A controversial security appointment has brought tensions between the Hamas-led Palestinian government and the rival Fatah faction to an all time high. A power struggle has emerged between militants and moderates.

The Islamic militant group, Hamas, and the more moderate Fatah party are trading heated accusations, just three weeks after Hamas assumed control of the Palestinian Authority.

Tensions reached an all-time high, after Hamas appointed a top militant to form a new security force to restore law and order. The militant, Jamal Abu Samhadana, is wanted by Israel for deadly attacks on Israelis. He is also believed responsible for an attack on a United States diplomatic convoy in Gaza in 2003 that killed three American security guards.

Palestinian President Mahmoud Abbas, of Fatah, abruptly canceled the appointment, which he described as illegal. But Hamas declared that the appointment would stand, and it accused Mr. Abbas of collaborating with Israel and the United States to topple the new government. That infuriated Fatah loyalists, who held angry protests, and accused Hamas of inciting civil war.

Israel Television's Arab affairs analyst, Oded Granot, says the tensions are part of a power struggle between Mr. Abbas, who is also known as Abu Mazen, and the new Hamas-led Palestinian Authority.

"The dispute is over powers, [over] who controls the daily life of the Palestinians," said Mr. Granot. "Abu Mazen wants to assume more and more responsibilities, and [the] Hamas government, who feels the heat of the international community, would like Abu Mazen to give more freedom of action to the Palestinian government."

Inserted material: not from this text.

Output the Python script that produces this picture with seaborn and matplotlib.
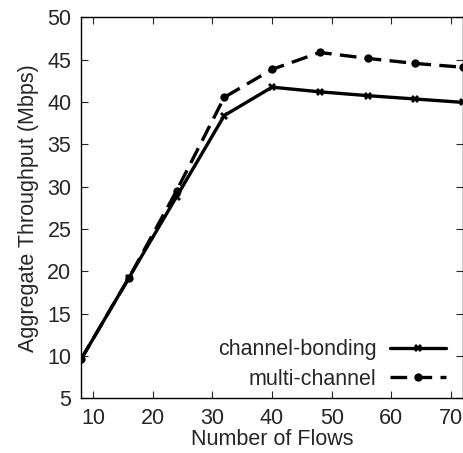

Mr. Abbas, who was elected separately last year, fears that Hamas' militant ideology of seeking Israel's destruction is leading the Palestinians to international isolation. The U.S. and Europe have already cut off nearly $1 billion in annual aid to the Palestinian Authority, and Hamas is broke.

Mr. Abbas wants to revive the peace process, but Hamas says it was elected on a different platform, namely armed resistance to the Israeli occupation.